What You Need to Know
- It's normal for significant legislation to have technical drafting errors, but the Secure 2.0 Act package included some big ones.
- One big error, for instance, would inadvertently disallow 401(k) catch-up contributions after 2024.
- The push is already on to find a piece of must-pass legislation to which to attach the new Secure 2.0 corrections bill.
Two key Congressional committees have released identical discussion drafts of legislation containing Secure 2.0 Act technical corrections and other clarifications.

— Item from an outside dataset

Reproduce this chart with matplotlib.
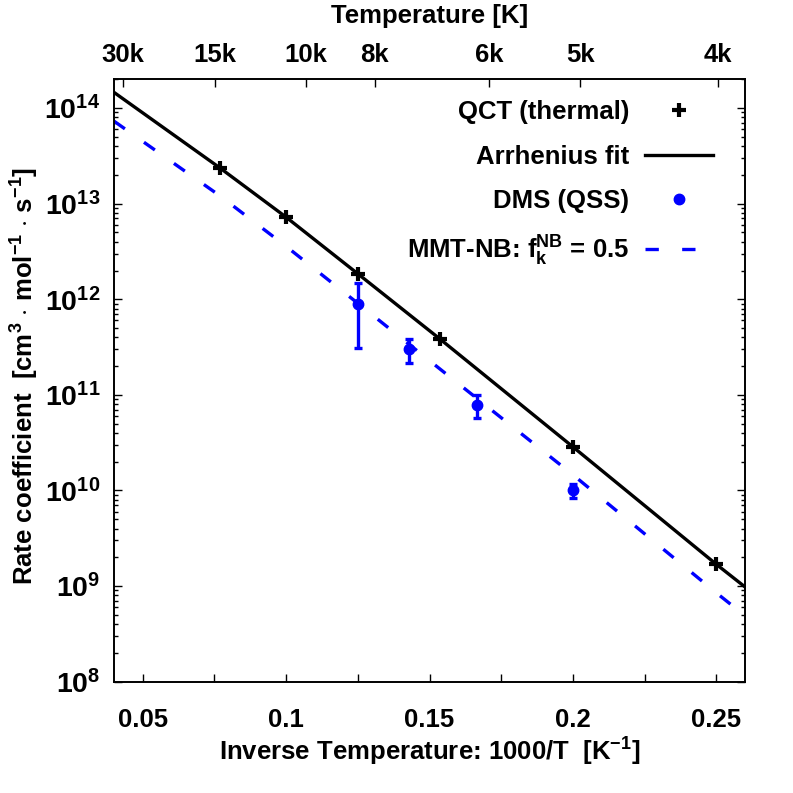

Late on Wednesday, the Senate Health, Education, Labor and Pensions (HELP) Committee published a discussion draft of key legislation containing technical corrections and other clarifications concerning the Setting Every Community Up for Retirement Enhancement (Secure) 2.0 Act, colloquially known as the Secure 2.0 Act.
Members of the House Committee on Ways and Means also introduced an identical measure Wednesday, and the text of the bicameral discussion draft is now available for public review and comment.
Stakeholders across the financial services and retirement planning industries have been eagerly awaiting introduction of the legislation.
As various experts have stressed in discussions with ThinkAdvisor over the last year and a half, it is normal for big pieces of legislation to contain technical drafting errors, but the Secure 2.0 Act package included some big ones that could be materially disruptive for retirement savers and employers — clearly cutting against Congress’s stated intent.
One big error is found in Section 603 of the law, which is intended to increase pretax “catch-up contributions” for 401(k) plans and individual retirement accounts by 50% for individuals between the ages of 60 and 63.
However, as written, the law would inadvertently disallow catch-up contributions and significantly restrict how the catch-up contribution rules apply to employees who participate in plans of unrelated employers.
Congress’s actual intent in the errant section was to require catch-up contributions for participants whose wages from the employer sponsoring the plan exceeded $145,000 for the preceding year to be made on a Roth basis while permitting other participants to make catch-up contributions on either a pre-tax or a Roth basis, some expert say.
These are among the clarifications included in the new bill.